PROBLEM TO WORK ON ::
How many lines of these entries include the string "with"? State the number alone.

#### INFORMATION GIVEN

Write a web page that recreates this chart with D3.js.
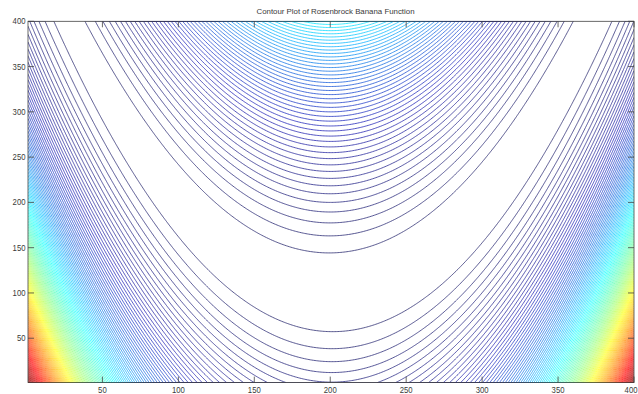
<!DOCTYPE html>
<html>
<head>
<meta charset="utf-8">
<script src="https://cdn.jsdelivr.net/npm/d3@7"></script>
<style>
  html, body { margin: 0; padding: 0; background: #fff; }
  svg { display: block; }
  text { font-family: "Liberation Sans", Arial, sans-serif; fill: #3a3a3a; }
</style>
</head>
<body>
<svg id="chart" width="638" height="394"></svg>
<script>
// ---- data / definition of the plotted surface ----
const titleText = "Contour Plot of Rosenbrock Banana Function";
const gridSize = 400;              // Z is a 400 x 400 matrix, plotted by index
const xDomain = [-2, 2];           // x values spanned by the columns
const yDomain = [-1, 3];           // y values spanned by the rows
const levelStep = 20;              // contour levels every 20 units
const xTicks = [50, 100, 150, 200, 250, 300, 350, 400];
const yTicks = [50, 100, 150, 200, 250, 300, 350, 400];

// Rosenbrock banana function
function rosenbrock(x, y) { return 100 * (y - x * x) ** 2 + (1 - x) ** 2; }

// ---- build matrix ----
const xs = d3.range(gridSize).map(i => xDomain[0] + (xDomain[1] - xDomain[0]) * i / (gridSize - 1));
const ys = d3.range(gridSize).map(j => yDomain[0] + (yDomain[1] - yDomain[0]) * j / (gridSize - 1));
const values = new Float64Array(gridSize * gridSize);
for (let j = 0; j < gridSize; j++)
  for (let i = 0; i < gridSize; i++)
    values[i + j * gridSize] = rosenbrock(xs[i], ys[j]);
const zExtent = d3.extent(values);
const thresholds = d3.range(levelStep, zExtent[1], levelStep);

// ---- layout ----
const svg = d3.select("#chart");
const plot = { left: 28, right: 634, top: 21.3, bottom: 382.6 };
const x = d3.scaleLinear().domain([1, gridSize]).range([plot.left, plot.right]);
const y = d3.scaleLinear().domain([1, gridSize]).range([plot.bottom, plot.top]);

function jet(t) {
  const c = v => Math.max(0, Math.min(1, v));
  const r = c(1.5 - Math.abs(4 * t - 3));
  const g = c(1.5 - Math.abs(4 * t - 2));
  const b = c(1.5 - Math.abs(4 * t - 1));
  return d3.rgb(r * 255, g * 255, b * 255);
}
// the low (blue) end of the reference looks dark and greyish
const greyMix = d3.scaleLinear().domain([0, 0.12, 0.3]).range([0.55, 0.45, 0]).clamp(true);
const color = v => {
  const t = (v - zExtent[0]) / (zExtent[1] - zExtent[0]);
  return d3.interpolateRgb(jet(t), "#3c3c50")(greyMix(t));
};

svg.append("defs").append("clipPath").attr("id", "clip")
  .append("rect")
  .attr("x", plot.left).attr("y", plot.top)
  .attr("width", plot.right - plot.left).attr("height", plot.bottom - plot.top);

const contours = d3.contours().size([gridSize, gridSize]).thresholds(thresholds)(values);
const proj = d3.geoTransform({
  point: function (gx, gy) { this.stream.point(x(gx + 0.5), y(gy + 0.5)); }
});
const path = d3.geoPath(proj);

svg.append("g").attr("clip-path", "url(#clip)")
  .selectAll("path").data(contours).join("path")
  .attr("d", path)
  .attr("fill", "none")
  .attr("stroke", d => color(d.value))
  .attr("stroke-width", 0.75);

// ---- box and ticks ----
const axisColor = "#444";
svg.append("rect")
  .attr("x", plot.left).attr("y", plot.top)
  .attr("width", plot.right - plot.left).attr("height", plot.bottom - plot.top)
  .attr("fill", "none").attr("stroke", axisColor).attr("stroke-width", 0.8);

const tickLen = 6;
const tg = svg.append("g").attr("stroke", axisColor).attr("stroke-width", 0.8);
xTicks.forEach(v => {
  tg.append("line").attr("x1", x(v)).attr("x2", x(v)).attr("y1", plot.bottom).attr("y2", plot.bottom - tickLen);
  tg.append("line").attr("x1", x(v)).attr("x2", x(v)).attr("y1", plot.top).attr("y2", plot.top + tickLen);
});
yTicks.forEach(v => {
  tg.append("line").attr("y1", y(v)).attr("y2", y(v)).attr("x1", plot.left).attr("x2", plot.left + tickLen);
  tg.append("line").attr("y1", y(v)).attr("y2", y(v)).attr("x1", plot.right).attr("x2", plot.right - tickLen);
});

const digitW = 4.3;
svg.append("g").selectAll("text").data(xTicks).join("text")
  .attr("x", d => Math.min(x(d), 637.5 - String(d).length * digitW / 2))
  .attr("y", 393.3)
  .attr("text-anchor", "middle")
  .attr("font-size", 8.5)
  .attr("textLength", d => String(d).length * digitW)
  .attr("lengthAdjust", "spacingAndGlyphs")
  .text(d => d);

svg.append("g").selectAll("text").data(yTicks).join("text")
  .attr("x", 25.5).attr("y", d => y(d) + 3)
  .attr("text-anchor", "end")
  .attr("font-size", 8.5)
  .attr("textLength", d => String(d).length * digitW)
  .attr("lengthAdjust", "spacingAndGlyphs")
  .text(d => d);

svg.append("text")
  .attr("x", 335.5).attr("y", 14)
  .attr("text-anchor", "middle")
  .attr("font-size", 8)
  .attr("textLength", 158)
  .attr("lengthAdjust", "spacingAndGlyphs")
  .text(titleText);
</script>
</body>
</html>
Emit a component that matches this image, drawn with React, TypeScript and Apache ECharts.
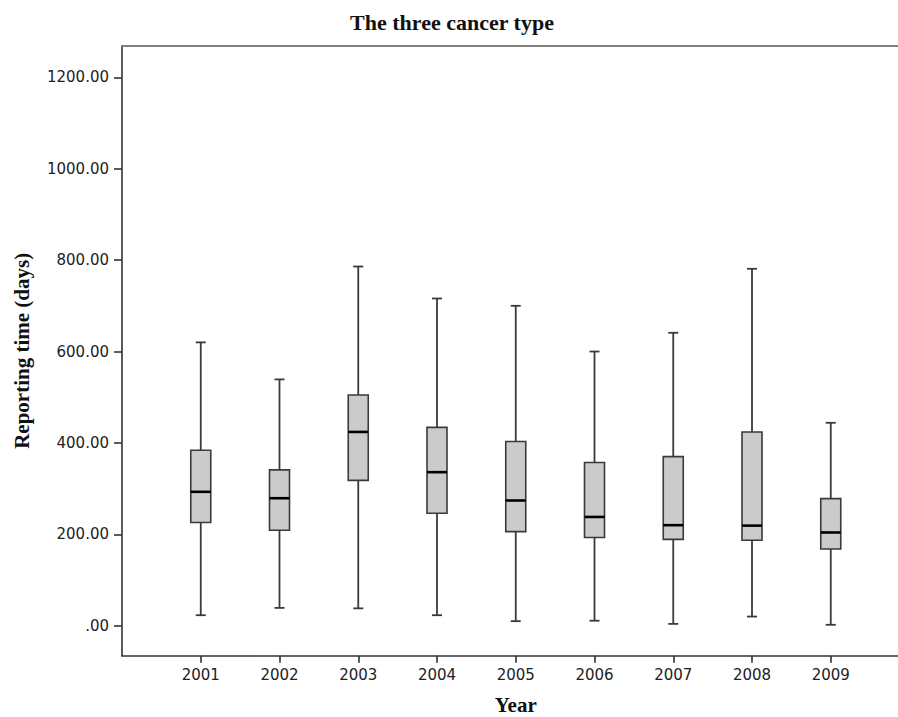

########

RESULT BELOW ::
2